Rather than each company having to draft their own articles, and to allow companies to be set up quickly and easily, the Act allows standard articles that companies can adopt. Different models are available for different types of company; most companies would adopt model private or public company articles.
Companies are free to use any of the model articles that they wish to by registering them on incorporation.
If no articles are registered then the company will be automatically incorporated with the default model articles which are relevant to the type of company being formed. Model articles can be amended by the members and therefore tailored to the specific needs of the company.
Alteration of the articles
The articles may be altered by a special resolution. The basic test is whether the alteration is for the benefit of the company as a whole.
Any company has a statutory power to alter its articles by special resolution. A private company may pass a written resolution with a 75% majority. The alteration will be valid and binding on all members of the company. Copies of the amended articles must be sent to the Registrar within 14 days of the amendment taking effect.
Making the company’s constitution unalterable
There are devices by which some provisions of the company’s constitution can be made
unalterable unless the member who wishes to prevent any alteration consents.
(a) The articles may give a member additional votes so that they can block a resolution to alter articles on particular points (including the removal of their weighted voting rights from the articles).However, to be effective, the articles must also limit the powers of members to alter the articles that give extra votes.
(b) The articles may provide that when a meeting is held to vote on a proposed alteration of the articles the quorum present must include the member concerned. They can then deny the meeting a quorum by absenting themselves.
(c) The Act permits companies to ‘entrench’ provisions in their articles. This means specific provisions may only be amended or removed if certain conditions are met which are more restrictive than a special resolution such as agreement of all the members.
Restrictions on alteration/Rules
Even when it is possible to hold a meeting and pass a special resolution, alteration of the articles is restricted by the following principles.
(a) Alteration of the Articles must not contradict the Companies Act. The alteration is void if it conflicts with the Companies Act or with general law.
(b) An existing member may not be compelled by alteration of the articles to subscribe for additional shares or to accept increased liability for the shares which they hold unless they have given their consent.
(c) An alteration of the articles which varies the rights attached to a class of shares may only be made if the correct rights variation procedure has been followed to obtain the consent of the class. A 15 percent minority may apply to the court to cancel the variation.
(d) An alteration cannot take away rights already acquired by performing a contract.
(e) An alteration must be in the best interest of the company as a whole
(f) The alteration must be legal
(g) The alteration must not be fraudulent
Expulsion of minorities
Expulsion cases are concerned with:
Alteration of the articles for the purpose of removing a director from office
Alteration of the articles to permit a majority of members to enforce a transfer to themselves of the shareholding of a minority
The action of the majority in altering the articles to achieve ‘expulsion’ will generally be treated as valid even though it is discriminatory, if the majority were concerned to benefit the company or to remove some detriment to its interests.

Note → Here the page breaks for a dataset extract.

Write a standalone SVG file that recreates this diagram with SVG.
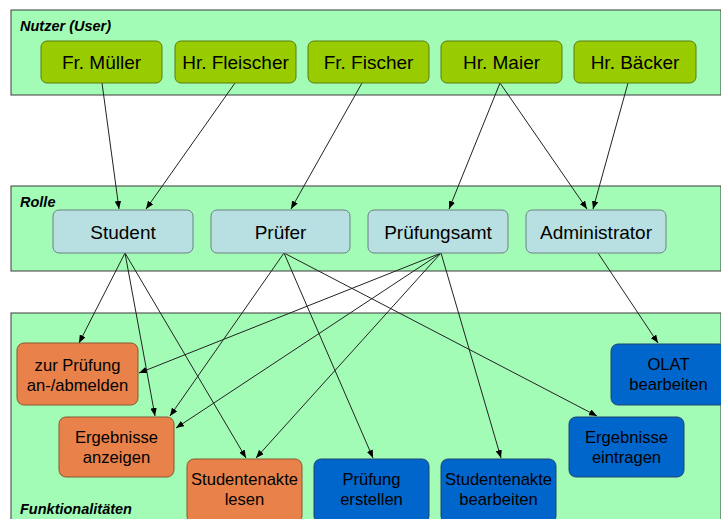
<svg xmlns="http://www.w3.org/2000/svg" width="721" height="519" viewBox="0 0 721 519">
<defs>
<marker id="ah" viewBox="0 0 10 8" refX="10" refY="4" markerWidth="8" markerHeight="6.4" markerUnits="userSpaceOnUse" orient="auto">
<path d="M0,0 L10,4 L0,8 Z" fill="#000"/>
</marker>
<style>
.panel{fill:#a2fcb6;stroke:#3a3a3a;stroke-width:1}
.lbl{font-family:"Liberation Sans",Arial,sans-serif;font-size:14.5px;font-weight:bold;font-style:italic;fill:#000}
.t{font-family:"Liberation Sans",Arial,sans-serif;font-size:19px;fill:#000;text-anchor:middle}
.s{font-family:"Liberation Sans",Arial,sans-serif;font-size:16.6px;fill:#000;text-anchor:middle}
.user{fill:#99cc00;stroke:#5b7a10;stroke-width:1}
.role{fill:#b8dfe1;stroke:#6a8086;stroke-width:1}
.orng{fill:#e8824a;stroke:#8a5530;stroke-width:1}
.blue{fill:#0066cc;stroke:#1f4470;stroke-width:1}
.c line{stroke:#222;stroke-width:1;marker-end:url(#ah)}
</style>
</defs>
<rect width="721" height="519" fill="#fff"/>
<g id="panels">
<rect class="panel" x="11" y="10" width="710" height="85"/>
<rect class="panel" x="11" y="186" width="710" height="85"/>
<rect class="panel" x="11" y="313" width="710" height="210"/>
<text class="lbl" x="20" y="31">Nutzer (User)</text>
<text class="lbl" x="20" y="207">Rolle</text>
<text class="lbl" x="20" y="514">Funktionalitäten</text>
</g>
<g id="connectors" class="c">
<line x1="102" y1="83" x2="119" y2="209"/>
<line x1="235" y1="83" x2="146" y2="209"/>
<line x1="362" y1="83" x2="291" y2="209"/>
<line x1="500" y1="83" x2="449" y2="209"/>
<line x1="500" y1="83" x2="587" y2="209"/>
<line x1="628" y1="83" x2="593" y2="209"/>
<line x1="125" y1="253" x2="79" y2="343"/>
<line x1="125" y1="253" x2="155" y2="416"/>
<line x1="125" y1="253" x2="246" y2="458"/>
<line x1="284" y1="253" x2="170" y2="416"/>
<line x1="284" y1="253" x2="373" y2="458"/>
<line x1="284" y1="253" x2="597" y2="416"/>
<line x1="441" y1="253" x2="139" y2="373"/>
<line x1="441" y1="253" x2="176" y2="428"/>
<line x1="441" y1="253" x2="256" y2="458"/>
<line x1="441" y1="253" x2="501" y2="458"/>
<line x1="598" y1="253" x2="658" y2="343"/>
</g>
<g id="u1"><rect class="user" x="41" y="41" width="121" height="42" rx="6"/><text class="t" x="101.5" y="68.5">Fr. Müller</text></g>
<g id="u2"><rect class="user" x="175" y="41" width="121" height="42" rx="6"/><text class="t" x="235.5" y="68.5">Hr. Fleischer</text></g>
<g id="u3"><rect class="user" x="308" y="41" width="121" height="42" rx="6"/><text class="t" x="368.5" y="68.5">Fr. Fischer</text></g>
<g id="u4"><rect class="user" x="441" y="41" width="121" height="42" rx="6"/><text class="t" x="501.5" y="68.5">Hr. Maier</text></g>
<g id="u5"><rect class="user" x="574" y="41" width="122" height="42" rx="6"/><text class="t" x="635" y="68.5">Hr. Bäcker</text></g>
<g id="r1"><rect class="role" x="53" y="210" width="140" height="43" rx="6"/><text class="t" x="123" y="238.5">Student</text></g>
<g id="r2"><rect class="role" x="211" y="210" width="139" height="43" rx="6"/><text class="t" x="280.5" y="238.5">Prüfer</text></g>
<g id="r3"><rect class="role" x="368" y="210" width="140" height="43" rx="6"/><text class="t" x="438" y="238.5">Prüfungsamt</text></g>
<g id="r4"><rect class="role" x="526" y="210" width="140" height="43" rx="6"/><text class="t" x="596" y="238.5">Administrator</text></g>
<g id="f1"><rect class="orng" x="17" y="343" width="121" height="62" rx="7"/><text class="s" x="77.5" y="371">zur Prüfung</text><text class="s" x="77.5" y="391">an-/abmelden</text></g>
<g id="f2"><rect class="orng" x="59" y="417" width="115" height="60" rx="7"/><text class="s" x="116.5" y="443">Ergebnisse</text><text class="s" x="116.5" y="463">anzeigen</text></g>
<g id="f3"><rect class="orng" x="187" y="459" width="115" height="64" rx="7"/><text class="s" x="244.5" y="485">Studentenakte</text><text class="s" x="244.5" y="505">lesen</text></g>
<g id="f4"><rect class="blue" x="314" y="459" width="115" height="64" rx="7"/><text class="s" x="371.5" y="485">Prüfung</text><text class="s" x="371.5" y="505">erstellen</text></g>
<g id="f5"><rect class="blue" x="441" y="459" width="115" height="64" rx="7"/><text class="s" x="498.5" y="485">Studentenakte</text><text class="s" x="498.5" y="505">bearbeiten</text></g>
<g id="f6"><rect class="blue" x="569" y="417" width="115" height="60" rx="7"/><text class="s" x="626.5" y="443">Ergebnisse</text><text class="s" x="626.5" y="463">eintragen</text></g>
<g id="f7"><rect class="blue" x="611" y="344" width="115" height="61" rx="7"/><text class="s" x="668.5" y="370">OLAT</text><text class="s" x="668.5" y="390">bearbeiten</text></g>
</svg>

If, on the other hand, the majority was blatantly seeking to secure an advantage to themselves by their discrimination, the alteration made to the articles by their voting control of the company will be invalid.
Sidebottom v Kershaw, Leese & Co Ltd 1920
The facts: The articles were altered to enable the directors to purchase at a fair price the shareholding of any member who competed with the company in its business. The minority against whom the new article was aimed did carry on a competing business. They challenged the validity of the alteration on the ground that it was an abuse of majority power to ‘expel’ a member.
Decision: There was no objection to a power of ‘expulsion’ by this means. It was a justifiable alteration if made bona fide (good faith) in the interests of the company as a whole. On the facts this was justifiable.
Therefore if the majority intends that the power to acquire the shares of a minority is to be restricted to specific circumstances for the benefit of the company, they should ensure that this restriction is included in the new article.